* Start *

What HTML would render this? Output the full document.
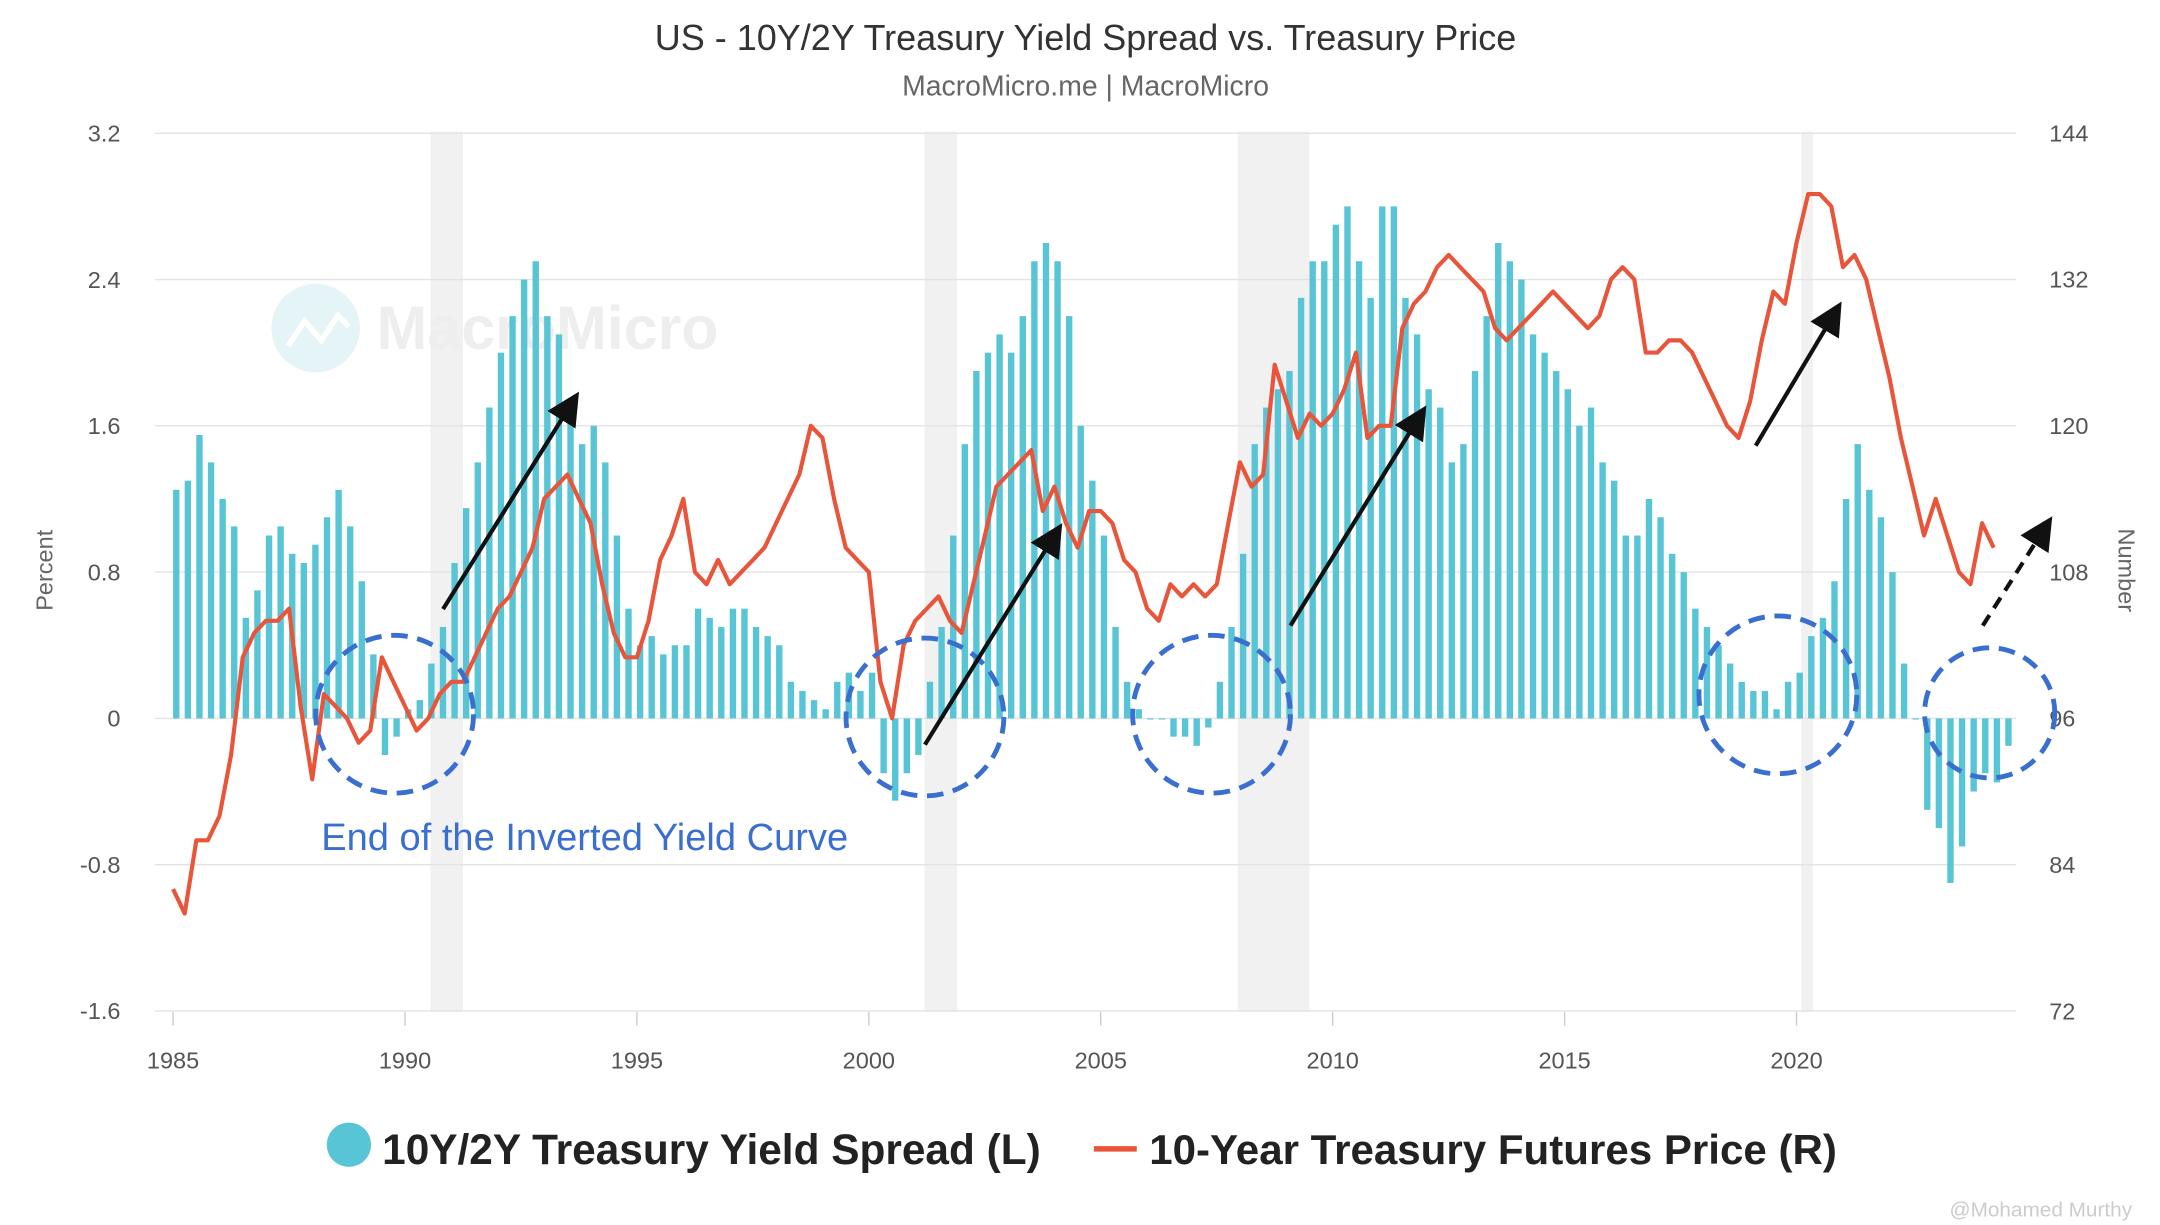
<!DOCTYPE html>
<html><head><meta charset="utf-8"><style>
html,body{margin:0;padding:0;background:#fff;}
svg{display:block;font-family:"Liberation Sans",sans-serif;}
</style></head><body>
<svg id="chart" width="2160" height="1225" viewBox="0 0 1560 885" preserveAspectRatio="none" xmlns="http://www.w3.org/2000/svg">
<text x="784" y="36" text-anchor="middle" font-size="26" fill="#333">US - 10Y/2Y Treasury Yield Spread vs. Treasury Price</text>
<text x="784" y="69" text-anchor="middle" font-size="20.5" fill="#666">MacroMicro.me | MacroMicro</text>
<g id="recessions"></g>
<g id="grid"></g>
<g>
<circle cx="228" cy="237" r="32" fill="#d8f0f3" opacity="0.7"/>
<polyline points="208,250 220,232 232,246 244,228 252,236" fill="none" stroke="#fff" stroke-width="4"/>
<text x="272" y="252" font-size="44" font-weight="bold" fill="#eee">MacroMicro</text>
</g>
<g id="bars"></g>
<path id="priceLine" fill="none" stroke="#e8553a" stroke-width="3" stroke-linejoin="round"/>
<g id="yl"></g>
<g id="yr"></g>
<g id="xl"></g>
<text transform="translate(38,412) rotate(-90)" text-anchor="middle" font-size="17" fill="#666">Percent</text>
<text transform="translate(1530,412) rotate(90)" text-anchor="middle" font-size="17" fill="#666">Number</text>
<g fill="none" stroke="#3a6fd0" stroke-width="3.5" stroke-dasharray="12,7">
<ellipse cx="285" cy="516" rx="57" ry="57"/>
<ellipse cx="668" cy="518" rx="57" ry="57"/>
<ellipse cx="875" cy="516" rx="57" ry="57"/>
<ellipse cx="1284" cy="502" rx="57" ry="57"/>
<ellipse cx="1437" cy="515" rx="47" ry="47"/>
</g>
<text x="232" y="614" font-size="27.5" fill="#3a6fd0">End of the Inverted Yield Curve</text>
<defs><marker id="ah" markerWidth="8" markerHeight="8" refX="6" refY="4" orient="auto"><path d="M0,0 L8,4 L0,8 z" fill="#111"/></marker></defs>
<g stroke="#111" stroke-width="3" marker-end="url(#ah)">
<line x1="320" y1="440" x2="415" y2="288"/>
<line x1="668" y1="538" x2="764" y2="383"/>
<line x1="932" y1="452" x2="1027" y2="298"/>
<line x1="1268" y1="322" x2="1327" y2="223"/>
<line x1="1432" y1="452" x2="1479" y2="378" stroke-dasharray="9,6"/>
</g>
<g>
<g><circle cx="252" cy="827" r="16" fill="#57c5d5"/><text x="276" y="841" font-size="30.6" font-weight="bold" fill="#222">10Y/2Y Treasury Yield Spread (L)</text></g>
<g><line x1="790" y1="830" x2="821" y2="830" stroke="#e8553a" stroke-width="4"/><text x="830" y="841" font-size="30.4" font-weight="bold" fill="#222">10-Year Treasury Futures Price (R)</text></g>
</g>
<text x="1408" y="879" font-size="15" fill="#ccc">@Mohamed Murthy</text>
</svg>
<script>
const yearTicks=[1985,1990,1995,2000,2005,2010,2015,2020];
const leftTicks=[3.2,2.4,1.6,0.8,0,-0.8,-1.6];
const rightTicks=[144,132,120,108,96,84,72];
const recessionStarts=[1990.55,2001.2,2007.95,2020.1];
const recessionEnds=[1991.25,2001.9,2009.5,2020.35];
const spreadStart=1985;
const spread=[1.25,1.3,1.55,1.4, 1.2,1.05,0.55,0.7, 1.0,1.05,0.9,0.85, 0.95,1.1,1.25,1.05, 0.75,0.35,-0.2,-0.1,
0.05,0.1,0.3,0.5, 0.85,1.15,1.4,1.7, 2.0,2.2,2.4,2.5, 2.2,2.1,1.7,1.5, 1.6,1.4,1.0,0.6,
0.4,0.45,0.35,0.4, 0.4,0.6,0.55,0.5, 0.6,0.6,0.5,0.45, 0.4,0.2,0.15,0.1, 0.05,0.2,0.25,0.15,
0.25,-0.3,-0.45,-0.3, -0.2,0.2,0.5,1.0, 1.5,1.9,2.0,2.1, 2.0,2.2,2.5,2.6, 2.5,2.2,1.6,1.3,
1.0,0.5,0.2,0.05, 0.0,0.0,-0.1,-0.1, -0.15,-0.05,0.2,0.5, 0.9,1.5,1.7,1.8, 1.9,2.3,2.5,2.5,
2.7,2.8,2.5,2.3, 2.8,2.8,2.3,2.1, 1.8,1.7,1.4,1.5, 1.9,2.2,2.6,2.5, 2.4,2.1,2.0,1.9,
1.8,1.6,1.7,1.4, 1.3,1.0,1.0,1.2, 1.1,0.9,0.8,0.6, 0.5,0.4,0.3,0.2, 0.15,0.15,0.05,0.2,
0.25,0.45,0.55,0.75, 1.2,1.5,1.25,1.1, 0.8,0.3,0.0,-0.5, -0.6,-0.9,-0.7,-0.4, -0.3,-0.35,-0.15];
const price=[82,80,86,86, 88,93,101,103, 104,104,105,97, 91,98,97,96, 94,95,101,99,
97,95,96,98, 99,99,101,103, 105,106,108,110, 114,115,116,114, 112,107,103,101,
101,104,109,111, 114,108,107,109, 107,108,109,110, 112,114,116,120, 119,114,110,109,
108,99,96,102, 104,105,106,104, 103,107,111,115, 116,117,118,113, 115,112,110,113,
113,112,109,108, 105,104,107,106, 107,106,107,112, 117,115,116,125, 122,119,121,120,
121,123,126,119, 120,120,128,130, 131,133,134,133, 132,131,128,127, 128,129,130,131,
130,129,128,129, 132,133,132,126, 126,127,127,126, 124,122,120,119, 122,127,131,130,
135,139,139,138, 133,134,132,128, 124,119,115,111, 114,111,108,107, 112,110];
const X=y=>125+(y-1985)*33.5;
const YL=v=>519-v*132.1;
const YR=p=>519-(p-96)*8.81;
const NS='http://www.w3.org/2000/svg';
function mk(tag,attrs,parent){const e=document.createElementNS(NS,tag);for(const k in attrs)e.setAttribute(k,attrs[k]);parent.appendChild(e);return e;}
const rec=document.getElementById('recessions');
recessionStarts.forEach((s,i)=>{const r=mk('rect',{x:X(s),y:95,width:X(recessionEnds[i])-X(s),height:636,fill:'#f1f1f1'},rec);

});
const grid=document.getElementById('grid'),yl=document.getElementById('yl'),yr=document.getElementById('yr'),xl=document.getElementById('xl');
leftTicks.forEach((v,i)=>{const y=YL(v);
const l=mk('line',{x1:112,x2:1456,y1:y,y2:y,stroke:'#e3e3e3','stroke-width':1},grid);


const t=mk('text',{x:87,y:y+6,'text-anchor':'end','font-size':17,fill:'#555'},yl);t.textContent=v===0?'0':String(v);


const t2=mk('text',{x:1480,y:YR(rightTicks[i])+6,'font-size':17,fill:'#555'},yr);t2.textContent=rightTicks[i];

});
yearTicks.forEach(yv=>{const x=X(yv);
mk('line',{x1:x,x2:x,y1:731,y2:741,stroke:'#ccc'},xl);
const t=mk('text',{x:x,y:772,'text-anchor':'middle','font-size':17,fill:'#555'},xl);t.textContent=yv;

});
const bars=document.getElementById('bars');
spread.forEach((v,i)=>{const x=X(spreadStart+i*0.25);const y0=YL(0),y1=YL(v);
const b=mk('rect',{x:x,y:Math.min(y0,y1),width:4.6,height:Math.max(0.8,Math.abs(y1-y0)),fill:'#57c5d5'},bars);

});
document.getElementById('priceLine').setAttribute('d',price.map((p,i)=>(i?'L':'M')+X(spreadStart+i*0.25).toFixed(1)+','+YR(p).toFixed(1)).join(' '));
</script>
</body></html>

* End *

Job = Quote every line word for word and keep the images out of the copy.

Exercise answer =
What HTML would render this? Output the full document.
<!DOCTYPE html>
<html><head><meta charset="utf-8"><style>
html,body{margin:0;padding:0;background:#fff;}
svg{display:block;font-family:"Liberation Sans",sans-serif;}
</style></head><body>
<svg id="chart" width="2160" height="1225" viewBox="0 0 1560 885" preserveAspectRatio="none" xmlns="http://www.w3.org/2000/svg">
<text x="784" y="36" text-anchor="middle" font-size="26" fill="#333">US - 10Y/2Y Treasury Yield Spread vs. Treasury Price</text>
<text x="784" y="69" text-anchor="middle" font-size="20.5" fill="#666">MacroMicro.me | MacroMicro</text>
<g id="recessions"></g>
<g id="grid"></g>
<g>
<circle cx="228" cy="237" r="32" fill="#d8f0f3" opacity="0.7"/>
<polyline points="208,250 220,232 232,246 244,228 252,236" fill="none" stroke="#fff" stroke-width="4"/>
<text x="272" y="252" font-size="44" font-weight="bold" fill="#eee">MacroMicro</text>
</g>
<g id="bars"></g>
<path id="priceLine" fill="none" stroke="#e8553a" stroke-width="3" stroke-linejoin="round"/>
<g id="yl"></g>
<g id="yr"></g>
<g id="xl"></g>
<text transform="translate(38,412) rotate(-90)" text-anchor="middle" font-size="17" fill="#666">Percent</text>
<text transform="translate(1530,412) rotate(90)" text-anchor="middle" font-size="17" fill="#666">Number</text>
<g fill="none" stroke="#3a6fd0" stroke-width="3.5" stroke-dasharray="12,7">
<ellipse cx="285" cy="516" rx="57" ry="57"/>
<ellipse cx="668" cy="518" rx="57" ry="57"/>
<ellipse cx="875" cy="516" rx="57" ry="57"/>
<ellipse cx="1284" cy="502" rx="57" ry="57"/>
<ellipse cx="1437" cy="515" rx="47" ry="47"/>
</g>
<text x="232" y="614" font-size="27.5" fill="#3a6fd0">End of the Inverted Yield Curve</text>
<defs><marker id="ah" markerWidth="8" markerHeight="8" refX="6" refY="4" orient="auto"><path d="M0,0 L8,4 L0,8 z" fill="#111"/></marker></defs>
<g stroke="#111" stroke-width="3" marker-end="url(#ah)">
<line x1="320" y1="440" x2="415" y2="288"/>
<line x1="668" y1="538" x2="764" y2="383"/>
<line x1="932" y1="452" x2="1027" y2="298"/>
<line x1="1268" y1="322" x2="1327" y2="223"/>
<line x1="1432" y1="452" x2="1479" y2="378" stroke-dasharray="9,6"/>
</g>
<g>
<g><circle cx="252" cy="827" r="16" fill="#57c5d5"/><text x="276" y="841" font-size="30.6" font-weight="bold" fill="#222">10Y/2Y Treasury Yield Spread (L)</text></g>
<g><line x1="790" y1="830" x2="821" y2="830" stroke="#e8553a" stroke-width="4"/><text x="830" y="841" font-size="30.4" font-weight="bold" fill="#222">10-Year Treasury Futures Price (R)</text></g>
</g>
<text x="1408" y="879" font-size="15" fill="#ccc">@Mohamed Murthy</text>
</svg>
<script>
const yearTicks=[1985,1990,1995,2000,2005,2010,2015,2020];
const leftTicks=[3.2,2.4,1.6,0.8,0,-0.8,-1.6];
const rightTicks=[144,132,120,108,96,84,72];
const recessionStarts=[1990.55,2001.2,2007.95,2020.1];
const recessionEnds=[1991.25,2001.9,2009.5,2020.35];
const spreadStart=1985;
const spread=[1.25,1.3,1.55,1.4, 1.2,1.05,0.55,0.7, 1.0,1.05,0.9,0.85, 0.95,1.1,1.25,1.05, 0.75,0.35,-0.2,-0.1,
0.05,0.1,0.3,0.5, 0.85,1.15,1.4,1.7, 2.0,2.2,2.4,2.5, 2.2,2.1,1.7,1.5, 1.6,1.4,1.0,0.6,
0.4,0.45,0.35,0.4, 0.4,0.6,0.55,0.5, 0.6,0.6,0.5,0.45, 0.4,0.2,0.15,0.1, 0.05,0.2,0.25,0.15,
0.25,-0.3,-0.45,-0.3, -0.2,0.2,0.5,1.0, 1.5,1.9,2.0,2.1, 2.0,2.2,2.5,2.6, 2.5,2.2,1.6,1.3,
1.0,0.5,0.2,0.05, 0.0,0.0,-0.1,-0.1, -0.15,-0.05,0.2,0.5, 0.9,1.5,1.7,1.8, 1.9,2.3,2.5,2.5,
2.7,2.8,2.5,2.3, 2.8,2.8,2.3,2.1, 1.8,1.7,1.4,1.5, 1.9,2.2,2.6,2.5, 2.4,2.1,2.0,1.9,
1.8,1.6,1.7,1.4, 1.3,1.0,1.0,1.2, 1.1,0.9,0.8,0.6, 0.5,0.4,0.3,0.2, 0.15,0.15,0.05,0.2,
0.25,0.45,0.55,0.75, 1.2,1.5,1.25,1.1, 0.8,0.3,0.0,-0.5, -0.6,-0.9,-0.7,-0.4, -0.3,-0.35,-0.15];
const price=[82,80,86,86, 88,93,101,103, 104,104,105,97, 91,98,97,96, 94,95,101,99,
97,95,96,98, 99,99,101,103, 105,106,108,110, 114,115,116,114, 112,107,103,101,
101,104,109,111, 114,108,107,109, 107,108,109,110, 112,114,116,120, 119,114,110,109,
108,99,96,102, 104,105,106,104, 103,107,111,115, 116,117,118,113, 115,112,110,113,
113,112,109,108, 105,104,107,106, 107,106,107,112, 117,115,116,125, 122,119,121,120,
121,123,126,119, 120,120,128,130, 131,133,134,133, 132,131,128,127, 128,129,130,131,
130,129,128,129, 132,133,132,126, 126,127,127,126, 124,122,120,119, 122,127,131,130,
135,139,139,138, 133,134,132,128, 124,119,115,111, 114,111,108,107, 112,110];
const X=y=>125+(y-1985)*33.5;
const YL=v=>519-v*132.1;
const YR=p=>519-(p-96)*8.81;
const NS='http://www.w3.org/2000/svg';
function mk(tag,attrs,parent){const e=document.createElementNS(NS,tag);for(const k in attrs)e.setAttribute(k,attrs[k]);parent.appendChild(e);return e;}
const rec=document.getElementById('recessions');
recessionStarts.forEach((s,i)=>{const r=mk('rect',{x:X(s),y:95,width:X(recessionEnds[i])-X(s),height:636,fill:'#f1f1f1'},rec);

});
const grid=document.getElementById('grid'),yl=document.getElementById('yl'),yr=document.getElementById('yr'),xl=document.getElementById('xl');
leftTicks.forEach((v,i)=>{const y=YL(v);
const l=mk('line',{x1:112,x2:1456,y1:y,y2:y,stroke:'#e3e3e3','stroke-width':1},grid);


const t=mk('text',{x:87,y:y+6,'text-anchor':'end','font-size':17,fill:'#555'},yl);t.textContent=v===0?'0':String(v);


const t2=mk('text',{x:1480,y:YR(rightTicks[i])+6,'font-size':17,fill:'#555'},yr);t2.textContent=rightTicks[i];

});
yearTicks.forEach(yv=>{const x=X(yv);
mk('line',{x1:x,x2:x,y1:731,y2:741,stroke:'#ccc'},xl);
const t=mk('text',{x:x,y:772,'text-anchor':'middle','font-size':17,fill:'#555'},xl);t.textContent=yv;

});
const bars=document.getElementById('bars');
spread.forEach((v,i)=>{const x=X(spreadStart+i*0.25);const y0=YL(0),y1=YL(v);
const b=mk('rect',{x:x,y:Math.min(y0,y1),width:4.6,height:Math.max(0.8,Math.abs(y1-y0)),fill:'#57c5d5'},bars);

});
document.getElementById('priceLine').setAttribute('d',price.map((p,i)=>(i?'L':'M')+X(spreadStart+i*0.25).toFixed(1)+','+YR(p).toFixed(1)).join(' '));
</script>
</body></html>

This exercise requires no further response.